Problem details:
Leave out every picture, then transcribe the rest of the listing exactly.
— Start of Data excerpt —
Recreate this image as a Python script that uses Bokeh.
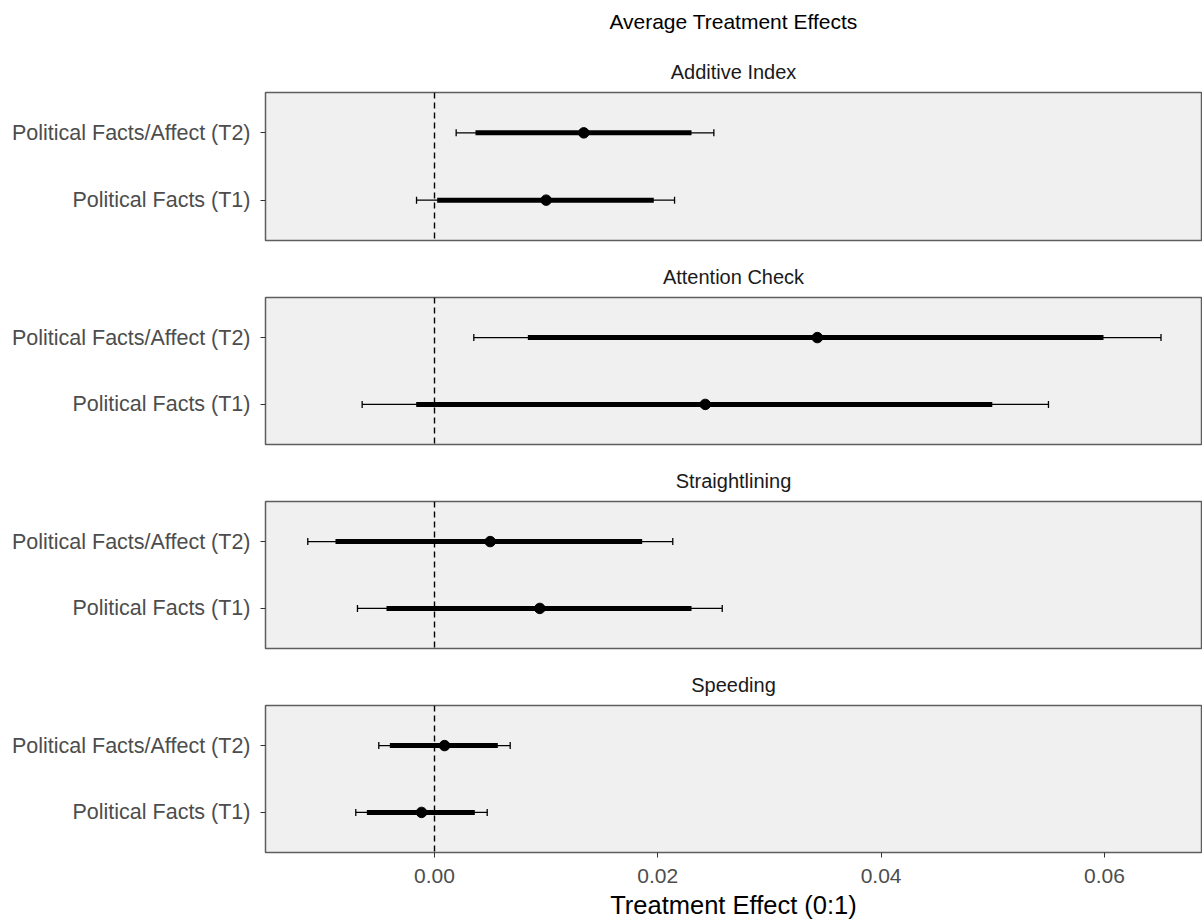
from bokeh.plotting import figure
from bokeh.layouts import column
from bokeh.models import (Range1d, FactorRange, FixedTicker, Span, Whisker, TeeHead,
                          ColumnDataSource, Title)
from bokeh.embed import file_html
from bokeh.resources import INLINE

# ---------------- data ----------------
outcomes = ["Additive Index", "Attention Check", "Straightlining", "Speeding"]
treatments = ["Political Facts (T1)", "Political Facts/Affect (T2)"]
# one row per outcome: [T1, T2]
estimate = [[0.01000, 0.01337], [0.02425, 0.03429], [0.00943, 0.00499], [-0.00116, 0.00090]]
lo95 = [[-0.00161, 0.00194], [-0.00648, 0.00352], [-0.00690, -0.01135], [-0.00705, -0.00499]]
hi95 = [[0.02150, 0.02502], [0.05499, 0.06507], [0.02577, 0.02134], [0.00472, 0.00678]]
lo90 = [[0.00024, 0.00367], [-0.00164, 0.00836], [-0.00430, -0.00887], [-0.00606, -0.00400]]
hi90 = [[0.01964, 0.02302], [0.04996, 0.05992], [0.02302, 0.01860], [0.00361, 0.00567]]
x_ticks = [0.0, 0.02, 0.04, 0.06]
x_tick_labels = ["0.00", "0.02", "0.04", "0.06"]
main_title = "Average Treatment Effects"
x_title = "Treatment Effect (0:1)"

# ---------------- style ----------------
FONT = "Liberation Sans"
X_START, X_END = -0.015137, 0.068697
W = 1202
FRAME_H = 148
PANEL_FILL = "#f0f0f0"
BORDER = "#5e5e5e"


def style_title(t, size, color, standoff):
    t.align = "center"
    t.text_font = FONT
    t.text_font_size = size
    t.text_font_style = "normal"
    t.text_color = color
    t.standoff = standoff


figs = []
n = len(outcomes)
for i, name in enumerate(outcomes):
    first = i == 0
    last = i == n - 1
    top = 92 if first else 42
    bottom = 70 if last else 14
    p = figure(width=W, height=top + FRAME_H + bottom,
               x_range=Range1d(X_START, X_END),
               y_range=FactorRange(factors=treatments, range_padding=0.1),
               output_backend="svg", toolbar_location=None,
               min_border_left=265, min_border_right=1,
               min_border_top=top, min_border_bottom=bottom,
               x_axis_location="below" if last else None)
    p.background_fill_color = PANEL_FILL
    p.border_fill_color = "white"
    p.outline_line_color = BORDER
    p.outline_line_width = 1.5
    p.xgrid.visible = False
    p.ygrid.visible = False

    if first:
        # strip label next to the panel, a small gap, then the overall title
        strip = Title(text=name)
        style_title(strip, "20px", "#1a1a1a", 19)
        p.add_layout(strip, "above")
        gap = Title(text=" ")
        style_title(gap, "1px", "#ffffff", 12)
        p.add_layout(gap, "above")
        p.title.text = main_title
        style_title(p.title, "21px", "#000000", 4)
    else:
        p.title.text = name
        style_title(p.title, "20px", "#1a1a1a", 19)

    # y axis
    ya = p.yaxis[0]
    ya.axis_line_color = None
    ya.major_tick_line_color = "#333333"
    ya.major_tick_out = 5
    ya.major_tick_in = 0
    ya.minor_tick_line_color = None
    ya.major_label_text_font = FONT
    ya.major_label_text_font_size = "21.5px"
    ya.major_label_text_color = "#4d4d4d"
    ya.major_label_standoff = 10

    if last:
        xa = p.xaxis[0]
        xa.ticker = FixedTicker(ticks=x_ticks)
        xa.major_label_overrides = {t: l for t, l in zip(x_ticks, x_tick_labels)}
        xa.axis_line_color = None
        xa.major_tick_line_color = "#333333"
        xa.major_tick_out = 5
        xa.major_tick_in = 0
        xa.minor_tick_line_color = None
        xa.major_label_text_font = FONT
        xa.major_label_text_font_size = "21px"
        xa.major_label_text_color = "#4d4d4d"
        xa.major_label_standoff = 11
        xa.axis_label = x_title
        xa.axis_label_text_font = FONT
        xa.axis_label_text_font_size = "25.5px"
        xa.axis_label_text_font_style = "normal"
        xa.axis_label_text_color = "#000000"
        xa.axis_label_standoff = 5

    # zero reference line
    p.add_layout(Span(location=0, dimension="height", line_color="black",
                      line_width=1.4, line_dash="6 4", level="underlay"))

    src = ColumnDataSource(dict(
        treatment=treatments,
        est=estimate[i], lo95=lo95[i], hi95=hi95[i], lo90=lo90[i], hi90=hi90[i],
    ))
    p.add_layout(Whisker(source=src, base="treatment", lower="lo95", upper="hi95",
                         dimension="width", line_color="black", line_width=1.3,
                         lower_head=TeeHead(size=7, line_color="black", line_width=1.3),
                         upper_head=TeeHead(size=7, line_color="black", line_width=1.3)))
    p.segment(x0="lo90", x1="hi90", y0="treatment", y1="treatment", source=src,
              line_color="black", line_width=5)
    p.scatter(x="est", y="treatment", source=src, size=10.5, color="black")
    figs.append(p)

layout = column(*figs, spacing=0)
open("out.html", "w").write(file_html(layout, INLINE))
— End of Data excerpt —
Final answer:
Recreate this image as a Python script that uses Bokeh.
from bokeh.plotting import figure
from bokeh.layouts import column
from bokeh.models import (Range1d, FactorRange, FixedTicker, Span, Whisker, TeeHead,
                          ColumnDataSource, Title)
from bokeh.embed import file_html
from bokeh.resources import INLINE

# ---------------- data ----------------
outcomes = ["Additive Index", "Attention Check", "Straightlining", "Speeding"]
treatments = ["Political Facts (T1)", "Political Facts/Affect (T2)"]
# one row per outcome: [T1, T2]
estimate = [[0.01000, 0.01337], [0.02425, 0.03429], [0.00943, 0.00499], [-0.00116, 0.00090]]
lo95 = [[-0.00161, 0.00194], [-0.00648, 0.00352], [-0.00690, -0.01135], [-0.00705, -0.00499]]
hi95 = [[0.02150, 0.02502], [0.05499, 0.06507], [0.02577, 0.02134], [0.00472, 0.00678]]
lo90 = [[0.00024, 0.00367], [-0.00164, 0.00836], [-0.00430, -0.00887], [-0.00606, -0.00400]]
hi90 = [[0.01964, 0.02302], [0.04996, 0.05992], [0.02302, 0.01860], [0.00361, 0.00567]]
x_ticks = [0.0, 0.02, 0.04, 0.06]
x_tick_labels = ["0.00", "0.02", "0.04", "0.06"]
main_title = "Average Treatment Effects"
x_title = "Treatment Effect (0:1)"

# ---------------- style ----------------
FONT = "Liberation Sans"
X_START, X_END = -0.015137, 0.068697
W = 1202
FRAME_H = 148
PANEL_FILL = "#f0f0f0"
BORDER = "#5e5e5e"


def style_title(t, size, color, standoff):
    t.align = "center"
    t.text_font = FONT
    t.text_font_size = size
    t.text_font_style = "normal"
    t.text_color = color
    t.standoff = standoff


figs = []
n = len(outcomes)
for i, name in enumerate(outcomes):
    first = i == 0
    last = i == n - 1
    top = 92 if first else 42
    bottom = 70 if last else 14
    p = figure(width=W, height=top + FRAME_H + bottom,
               x_range=Range1d(X_START, X_END),
               y_range=FactorRange(factors=treatments, range_padding=0.1),
               output_backend="svg", toolbar_location=None,
               min_border_left=265, min_border_right=1,
               min_border_top=top, min_border_bottom=bottom,
               x_axis_location="below" if last else None)
    p.background_fill_color = PANEL_FILL
    p.border_fill_color = "white"
    p.outline_line_color = BORDER
    p.outline_line_width = 1.5
    p.xgrid.visible = False
    p.ygrid.visible = False

    if first:
        # strip label next to the panel, a small gap, then the overall title
        strip = Title(text=name)
        style_title(strip, "20px", "#1a1a1a", 19)
        p.add_layout(strip, "above")
        gap = Title(text=" ")
        style_title(gap, "1px", "#ffffff", 12)
        p.add_layout(gap, "above")
        p.title.text = main_title
        style_title(p.title, "21px", "#000000", 4)
    else:
        p.title.text = name
        style_title(p.title, "20px", "#1a1a1a", 19)

    # y axis
    ya = p.yaxis[0]
    ya.axis_line_color = None
    ya.major_tick_line_color = "#333333"
    ya.major_tick_out = 5
    ya.major_tick_in = 0
    ya.minor_tick_line_color = None
    ya.major_label_text_font = FONT
    ya.major_label_text_font_size = "21.5px"
    ya.major_label_text_color = "#4d4d4d"
    ya.major_label_standoff = 10

    if last:
        xa = p.xaxis[0]
        xa.ticker = FixedTicker(ticks=x_ticks)
        xa.major_label_overrides = {t: l for t, l in zip(x_ticks, x_tick_labels)}
        xa.axis_line_color = None
        xa.major_tick_line_color = "#333333"
        xa.major_tick_out = 5
        xa.major_tick_in = 0
        xa.minor_tick_line_color = None
        xa.major_label_text_font = FONT
        xa.major_label_text_font_size = "21px"
        xa.major_label_text_color = "#4d4d4d"
        xa.major_label_standoff = 11
        xa.axis_label = x_title
        xa.axis_label_text_font = FONT
        xa.axis_label_text_font_size = "25.5px"
        xa.axis_label_text_font_style = "normal"
        xa.axis_label_text_color = "#000000"
        xa.axis_label_standoff = 5

    # zero reference line
    p.add_layout(Span(location=0, dimension="height", line_color="black",
                      line_width=1.4, line_dash="6 4", level="underlay"))

    src = ColumnDataSource(dict(
        treatment=treatments,
        est=estimate[i], lo95=lo95[i], hi95=hi95[i], lo90=lo90[i], hi90=hi90[i],
    ))
    p.add_layout(Whisker(source=src, base="treatment", lower="lo95", upper="hi95",
                         dimension="width", line_color="black", line_width=1.3,
                         lower_head=TeeHead(size=7, line_color="black", line_width=1.3),
                         upper_head=TeeHead(size=7, line_color="black", line_width=1.3)))
    p.segment(x0="lo90", x1="hi90", y0="treatment", y1="treatment", source=src,
              line_color="black", line_width=5)
    p.scatter(x="est", y="treatment", source=src, size=10.5, color="black")
    figs.append(p)

layout = column(*figs, spacing=0)
open("out.html", "w").write(file_html(layout, INLINE))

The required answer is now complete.